> _Data to use_:
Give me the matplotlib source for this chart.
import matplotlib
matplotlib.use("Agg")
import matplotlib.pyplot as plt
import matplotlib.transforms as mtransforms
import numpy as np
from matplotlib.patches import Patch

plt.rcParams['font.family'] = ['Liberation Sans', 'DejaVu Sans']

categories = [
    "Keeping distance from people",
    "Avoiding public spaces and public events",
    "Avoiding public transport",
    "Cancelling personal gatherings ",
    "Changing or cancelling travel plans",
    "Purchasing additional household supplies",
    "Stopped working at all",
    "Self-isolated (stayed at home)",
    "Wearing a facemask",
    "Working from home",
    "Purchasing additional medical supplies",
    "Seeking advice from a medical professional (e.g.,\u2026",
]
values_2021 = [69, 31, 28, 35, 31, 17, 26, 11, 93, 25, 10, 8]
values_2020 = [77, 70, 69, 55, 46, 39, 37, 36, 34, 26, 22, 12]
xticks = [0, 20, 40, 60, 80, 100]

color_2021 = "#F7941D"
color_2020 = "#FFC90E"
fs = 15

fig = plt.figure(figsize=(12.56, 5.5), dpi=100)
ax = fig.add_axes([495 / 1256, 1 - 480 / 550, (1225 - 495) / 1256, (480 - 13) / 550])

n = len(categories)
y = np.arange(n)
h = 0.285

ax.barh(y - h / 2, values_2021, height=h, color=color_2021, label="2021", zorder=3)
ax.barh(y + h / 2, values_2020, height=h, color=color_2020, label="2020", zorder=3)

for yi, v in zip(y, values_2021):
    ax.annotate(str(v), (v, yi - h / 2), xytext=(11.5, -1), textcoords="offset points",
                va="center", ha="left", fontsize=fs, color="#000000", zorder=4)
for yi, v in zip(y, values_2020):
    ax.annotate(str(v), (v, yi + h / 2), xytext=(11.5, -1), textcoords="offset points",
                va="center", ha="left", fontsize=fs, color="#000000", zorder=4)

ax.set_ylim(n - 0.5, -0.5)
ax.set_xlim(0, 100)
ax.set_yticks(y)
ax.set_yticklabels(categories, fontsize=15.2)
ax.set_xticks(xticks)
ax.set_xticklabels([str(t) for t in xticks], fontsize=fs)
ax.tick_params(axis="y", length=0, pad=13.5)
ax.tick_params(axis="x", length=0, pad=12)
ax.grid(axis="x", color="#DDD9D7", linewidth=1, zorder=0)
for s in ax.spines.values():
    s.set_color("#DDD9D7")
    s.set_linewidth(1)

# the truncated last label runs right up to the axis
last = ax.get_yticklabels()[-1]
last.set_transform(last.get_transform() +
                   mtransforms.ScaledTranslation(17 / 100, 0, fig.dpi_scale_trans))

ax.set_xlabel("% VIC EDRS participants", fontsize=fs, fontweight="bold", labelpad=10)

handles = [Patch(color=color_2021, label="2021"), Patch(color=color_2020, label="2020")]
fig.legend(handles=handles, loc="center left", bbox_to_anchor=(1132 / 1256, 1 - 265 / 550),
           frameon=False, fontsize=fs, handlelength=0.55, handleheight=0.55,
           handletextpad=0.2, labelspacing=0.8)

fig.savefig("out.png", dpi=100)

---

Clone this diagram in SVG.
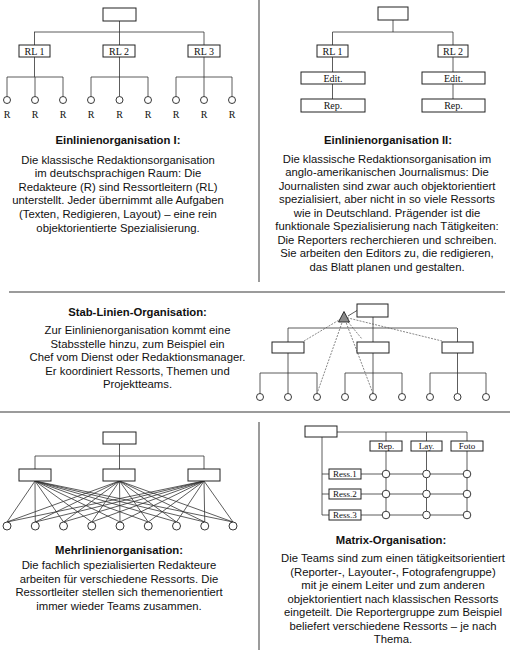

==

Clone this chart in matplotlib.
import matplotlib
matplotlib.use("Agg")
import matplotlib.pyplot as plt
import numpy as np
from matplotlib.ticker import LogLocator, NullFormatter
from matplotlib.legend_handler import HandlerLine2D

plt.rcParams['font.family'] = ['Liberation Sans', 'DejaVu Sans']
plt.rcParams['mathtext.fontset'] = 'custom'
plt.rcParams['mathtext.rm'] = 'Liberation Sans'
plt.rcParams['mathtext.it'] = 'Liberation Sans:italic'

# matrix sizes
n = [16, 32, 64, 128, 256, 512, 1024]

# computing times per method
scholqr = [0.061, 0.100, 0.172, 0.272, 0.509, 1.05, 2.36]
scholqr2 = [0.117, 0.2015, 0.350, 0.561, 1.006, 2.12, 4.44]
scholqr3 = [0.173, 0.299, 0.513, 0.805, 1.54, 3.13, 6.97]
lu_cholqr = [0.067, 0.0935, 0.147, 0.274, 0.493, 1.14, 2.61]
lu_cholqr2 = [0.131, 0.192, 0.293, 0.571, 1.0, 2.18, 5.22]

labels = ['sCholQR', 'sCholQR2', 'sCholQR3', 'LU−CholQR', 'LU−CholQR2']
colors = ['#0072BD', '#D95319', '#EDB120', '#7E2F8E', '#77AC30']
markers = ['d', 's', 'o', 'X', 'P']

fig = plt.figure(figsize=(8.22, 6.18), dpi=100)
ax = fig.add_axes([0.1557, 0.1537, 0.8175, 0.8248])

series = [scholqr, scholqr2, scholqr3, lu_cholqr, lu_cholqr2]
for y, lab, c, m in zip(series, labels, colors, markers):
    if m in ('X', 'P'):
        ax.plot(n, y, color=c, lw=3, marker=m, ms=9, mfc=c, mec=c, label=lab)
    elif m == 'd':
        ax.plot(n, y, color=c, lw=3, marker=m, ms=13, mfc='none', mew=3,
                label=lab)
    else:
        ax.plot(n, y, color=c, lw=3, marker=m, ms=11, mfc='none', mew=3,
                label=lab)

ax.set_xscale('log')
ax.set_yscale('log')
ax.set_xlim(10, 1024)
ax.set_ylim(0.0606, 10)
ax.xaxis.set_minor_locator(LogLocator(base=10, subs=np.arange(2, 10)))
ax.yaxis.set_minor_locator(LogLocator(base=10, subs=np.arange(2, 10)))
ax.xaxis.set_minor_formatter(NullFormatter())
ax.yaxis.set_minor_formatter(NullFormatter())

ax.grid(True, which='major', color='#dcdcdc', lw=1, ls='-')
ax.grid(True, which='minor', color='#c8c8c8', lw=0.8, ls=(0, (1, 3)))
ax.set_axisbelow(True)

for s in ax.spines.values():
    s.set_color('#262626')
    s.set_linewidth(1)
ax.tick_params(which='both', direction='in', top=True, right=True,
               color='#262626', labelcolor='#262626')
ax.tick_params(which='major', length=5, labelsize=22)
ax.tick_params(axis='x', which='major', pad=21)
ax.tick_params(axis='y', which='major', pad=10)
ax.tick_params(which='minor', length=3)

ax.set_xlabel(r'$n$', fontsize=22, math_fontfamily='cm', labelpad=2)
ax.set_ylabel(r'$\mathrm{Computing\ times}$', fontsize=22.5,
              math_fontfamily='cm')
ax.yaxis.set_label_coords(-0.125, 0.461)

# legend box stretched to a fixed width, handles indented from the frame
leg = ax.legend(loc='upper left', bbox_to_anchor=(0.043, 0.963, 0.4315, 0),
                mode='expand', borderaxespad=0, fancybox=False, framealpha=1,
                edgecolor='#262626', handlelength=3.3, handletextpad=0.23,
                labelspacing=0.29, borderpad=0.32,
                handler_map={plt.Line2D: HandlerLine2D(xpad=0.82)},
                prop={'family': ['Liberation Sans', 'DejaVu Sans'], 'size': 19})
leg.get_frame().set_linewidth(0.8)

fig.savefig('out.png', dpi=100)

> _Given task_: Retype exactly the lines above, from the one with "Clone this chart in matplotlib." through the one with "ax = fig.add_axes([0.1557, 0.1537, 0.8175, 0.8248])", inclusive.

> _Solution for this problem_:
Clone this chart in matplotlib.
import matplotlib
matplotlib.use("Agg")
import matplotlib.pyplot as plt
import numpy as np
from matplotlib.ticker import LogLocator, NullFormatter
from matplotlib.legend_handler import HandlerLine2D

plt.rcParams['font.family'] = ['Liberation Sans', 'DejaVu Sans']
plt.rcParams['mathtext.fontset'] = 'custom'
plt.rcParams['mathtext.rm'] = 'Liberation Sans'
plt.rcParams['mathtext.it'] = 'Liberation Sans:italic'

# matrix sizes
n = [16, 32, 64, 128, 256, 512, 1024]

# computing times per method
scholqr = [0.061, 0.100, 0.172, 0.272, 0.509, 1.05, 2.36]
scholqr2 = [0.117, 0.2015, 0.350, 0.561, 1.006, 2.12, 4.44]
scholqr3 = [0.173, 0.299, 0.513, 0.805, 1.54, 3.13, 6.97]
lu_cholqr = [0.067, 0.0935, 0.147, 0.274, 0.493, 1.14, 2.61]
lu_cholqr2 = [0.131, 0.192, 0.293, 0.571, 1.0, 2.18, 5.22]

labels = ['sCholQR', 'sCholQR2', 'sCholQR3', 'LU−CholQR', 'LU−CholQR2']
colors = ['#0072BD', '#D95319', '#EDB120', '#7E2F8E', '#77AC30']
markers = ['d', 's', 'o', 'X', 'P']

fig = plt.figure(figsize=(8.22, 6.18), dpi=100)
ax = fig.add_axes([0.1557, 0.1537, 0.8175, 0.8248])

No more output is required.